Rachael Carson was a marine biologist who spoke out with fervor against this widespread and careless use of DDT in so many applications. Her book, Silent Spring, told the story of how DDT weakened so many organisms in “sinister” ways. In addition to its neural toxicity, the chemical’s estrogenic properties, in which it mimicked female reproductive hormones, caused birds to lay thin-shelled eggs that cracked under the pressure of the incubating parents’ weight, caused heartbreaking birth defects, and “feminized” the males of many species in the food chain. DDT robbed many species of their basic ability to reproduce.

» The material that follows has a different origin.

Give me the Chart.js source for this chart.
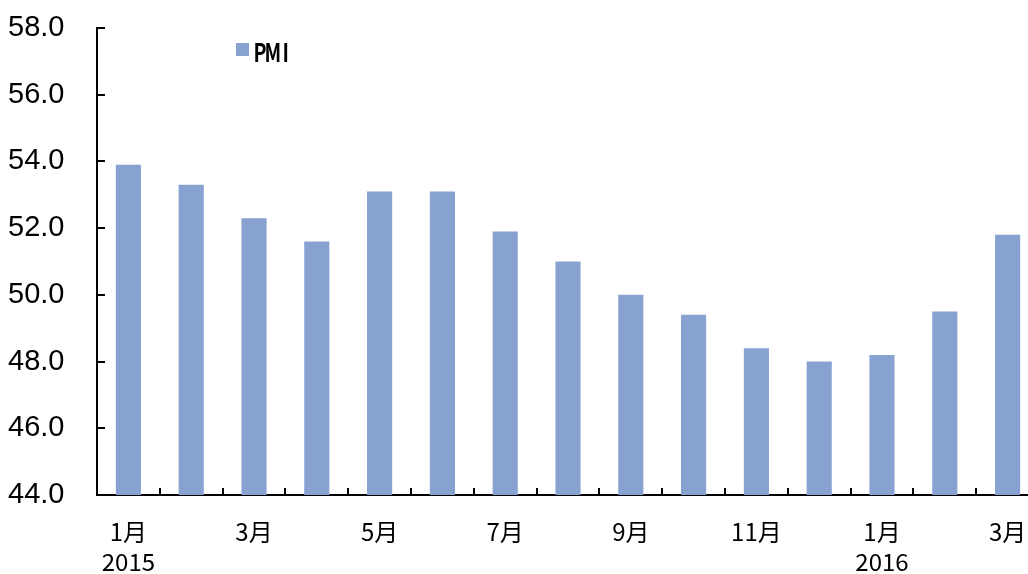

Chemical companies manufacturing the various versions of DDT demonized Rachael Carson and her work.  Their greed and arrogance became the industry’s trademark. They called Carson a “fanatic” and in “the cult of the balance of nature.” The cult of the balance of nature. As if supporting nature, the environment, our environment, was some kind of dark, malevolent movement. Well, the movement was so dark, so malevolent that in 1972 the newly formed EPA, under the direction of the often maligned William Ruckleshaus, banned the use of DDT in the United States.

The Cult of the Balance of Nature is one group in which we all should claim membership.